La mère des victoires

A moureux de sa supérieure hiérarchique, le capitaine Raikuro fait pourtant passer cette idylle au second plan au profit de sa carrière. Quelques années plus tard, devenu un héros de la guerre retransmise en direct à la télévision, il est pressenti pour commander le « mère des victoires », le dernier fleuron des machines de l’armée. Mais il se fait griller la politesse par le fils de son ex-conquête, qu’il n’a pas vraiment oubliée…

Ce one-shot entièrement réalisé par un jeune auteur espagnol est étonnant à plus d’un titre. De la couverture à la présentation, des décors aux personnages, tout le range dans la catégorie « science-fiction guerrière ». Et pourtant les premières planches montrent les deux protagonistes principaux au lit, heureux puis en pleine dispute conjugale. Cette scène préfigure l’ensemble du contenu : la guerre n’est qu’un décor, le cœur de l’histoire est la relation amoureuse orageuse de Raikuro et de sa commandante.

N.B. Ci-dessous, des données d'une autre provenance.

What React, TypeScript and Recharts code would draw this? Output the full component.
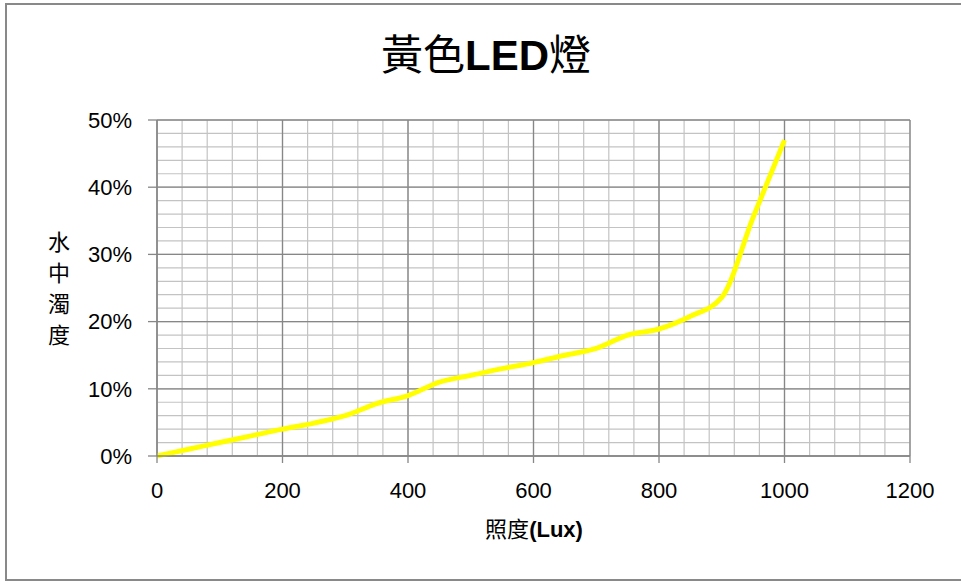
import React from 'react';
import { LineChart, Line, XAxis, YAxis, CartesianGrid } from 'recharts';

// ---- data ----
const luxValues = [0, 50, 100, 150, 200, 250, 300, 350, 400, 450, 500, 550, 600, 650, 700, 750, 800, 850, 900, 950, 1000];
const turbidity = [0, 0.01, 0.02, 0.03, 0.04, 0.049, 0.06, 0.078, 0.09, 0.11, 0.12, 0.13, 0.139, 0.15, 0.16, 0.18, 0.189, 0.208, 0.236, 0.355, 0.47];

const xTicks = [0, 200, 400, 600, 800, 1000, 1200];
const yTicks = [0, 0.1, 0.2, 0.3, 0.4, 0.5];
const xMinorGrid = [0, 40, 80, 120, 160, 200, 240, 280, 320, 360, 400, 440, 480, 520, 560, 600, 640, 680, 720, 760, 800, 840, 880, 920, 960, 1000, 1040, 1080, 1120, 1160, 1200];
const yMinorGrid = [0, 0.02, 0.04, 0.06, 0.08, 0.1, 0.12, 0.14, 0.16, 0.18, 0.2, 0.22, 0.24, 0.26, 0.28, 0.3, 0.32, 0.34, 0.36, 0.38, 0.4, 0.42, 0.44, 0.46, 0.48, 0.5];

const titleStart = '黃色';
const titleBold = 'LED';
const titleEnd = '燈';
const yAxisTitle = '水中濁度';
const xAxisTitleCjk = '照度';
const xAxisTitleLatin = '(Lux)';

const data = luxValues.map((x, i) => ({ lux: x, value: turbidity[i] }));

const LATIN = '"Liberation Sans", "Noto Sans CJK TC", sans-serif';
const CJK = '"Noto Sans CJK TC", "Liberation Sans", sans-serif';

export default function App() {
  return (
    <div style={{ position: 'absolute', left: 0, top: 0, width: 961, height: 581, background: '#fff', overflow: 'hidden' }}>
      <div
        style={{
          position: 'absolute',
          left: 5,
          top: 3,
          width: 960,
          height: 574,
          borderLeft: '2px solid #898989',
          borderTop: '2px solid #898989',
          borderBottom: '2px solid #898989',
        }}
      />
      <LineChart
        width={961}
        height={581}
        data={data}
        margin={{ top: 120, right: 51, left: 0, bottom: 0 }}
        style={{ position: 'absolute', left: 0, top: 0 }}
      >
        <CartesianGrid
          stroke="#c3c3c3"
          strokeWidth={1.2}
          verticalValues={xMinorGrid}
          horizontalValues={yMinorGrid}
        />
        <CartesianGrid
          stroke="#878787"
          strokeWidth={1.3}
          verticalValues={xTicks}
          horizontalValues={yTicks}
        />
        <XAxis
          dataKey="lux"
          type="number"
          domain={[0, 1200]}
          ticks={xTicks}
          height={125}
          tickSize={7}
          tickMargin={19}
          axisLine={{ stroke: '#878787', strokeWidth: 1.3 }}
          tickLine={{ stroke: '#878787', strokeWidth: 1.3 }}
          tick={{ fill: '#000', fontSize: 22, fontFamily: LATIN }}
          interval={0}
        />
        <YAxis
          type="number"
          domain={[0, 0.5]}
          ticks={yTicks}
          width={157}
          tickSize={9}
          tickMargin={16}
          axisLine={{ stroke: '#878787', strokeWidth: 1.3 }}
          tickLine={{ stroke: '#878787', strokeWidth: 1.3 }}
          tick={{ fill: '#000', fontSize: 22, fontFamily: LATIN }}
          tickFormatter={(v: number) => `${Math.round(v * 100)}%`}
          interval={0}
        />
        <Line
          type="monotone"
          dataKey="value"
          stroke="#FFFF00"
          strokeWidth={5}
          dot={false}
          activeDot={false}
          isAnimationActive={false}
        />
      </LineChart>
      <div
        style={{
          position: 'absolute',
          left: 486,
          top: 31,
          transform: 'translateX(-50%)',
          whiteSpace: 'nowrap',
          fontSize: 42,
          lineHeight: '42px',
          color: '#000',
        }}
      >
        <span style={{ fontFamily: CJK }}>{titleStart}</span>
        <span style={{ fontFamily: LATIN, fontWeight: 'bold' }}>{titleBold}</span>
        <span style={{ fontFamily: CJK }}>{titleEnd}</span>
      </div>
      <div
        style={{
          position: 'absolute',
          left: 48,
          top: 231,
          writingMode: 'vertical-rl',
          fontFamily: CJK,
          fontSize: 22,
          lineHeight: '22px',
          letterSpacing: 9,
          color: '#000',
        }}
      >
        {yAxisTitle}
      </div>
      <div
        style={{
          position: 'absolute',
          left: 534,
          top: 516,
          transform: 'translateX(-50%)',
          whiteSpace: 'nowrap',
          fontSize: 22,
          lineHeight: '22px',
          color: '#000',
        }}
      >
        <span style={{ fontFamily: CJK }}>{xAxisTitleCjk}</span>
        <span style={{ fontFamily: LATIN, fontWeight: 'bold' }}>{xAxisTitleLatin}</span>
      </div>
    </div>
  );
}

L’environnement est certes très étudié, apportant un contexte convaincant : le mélange guerre-marketing-télé réalité, certes déjà vu, fonctionne, les machines et les situations ne manquent pas d’inventivité. Pourtant, Fernandez insiste sur le caractère superficiel de tout cet ensemble en ne montrant jamais l’ennemi, et en dépeignant des personnages secondaires insignifiants. A l’exception du second de Raikuro, le nécessaire confident de toute bluette.

En plus de ce côté fleur bleue, Fernandez ajoute un ingrédient essentiel qui fait de La mère des victoires une sorte de « comédie romantique en BD » : l’humour. Ses personnages ont un caractère bien trempé, très « latin », qui est le principal ressort comique de l’album. Ce côté léger s’accorde parfaitement avec le trait très « cartoon » de l’auteur, qui excelle dans la représentation de la colère. Sans être hilarant, l’album prête facilement à sourire et, démontrant à nouveau un sens étonnant de la narration, Fernandez n’en rajoute pas et change de registre à la page suivante.

Cette capacité à enchaîner sans temps mort des scènes d’humour, d’action, de séduction est caractéristique de l’album, mais c’est sans doute aussi son point faible. Protéiforme, l’auteur joue également avec différentes techniques narratives (flash-back, reportage tv…) et même sur des colorisations qui s’adaptent au contexte. A-t-il voulu montrer tout son savoir-faire dans ce premier scénario ? Sans doute, et il faut lui reconnaître de belles capacités dans tous les domaines. Mais cet album manque d’épaisseur : à force de vouloir tout explorer, il n’a pas eu le temps d’approfondir ni la thématique anticipation, ni la relation amoureuse, ni le concept de machines futuristes (au point qu’on se demande pourquoi un tel titre a été choisi). On ne s’ennuie jamais, mais à peine a-t-on le temps de se prendre d’affection pour les personnages, qu’un final –assez quelconque- déboule. De ce point de vue, le choix du format one-shot est regrettable car tous les ingrédients étaient réunis ici pour réaliser une belle série. A défaut de réussir un grand album, il aura en tout cas donné envie qu’on le suive désormais de très près.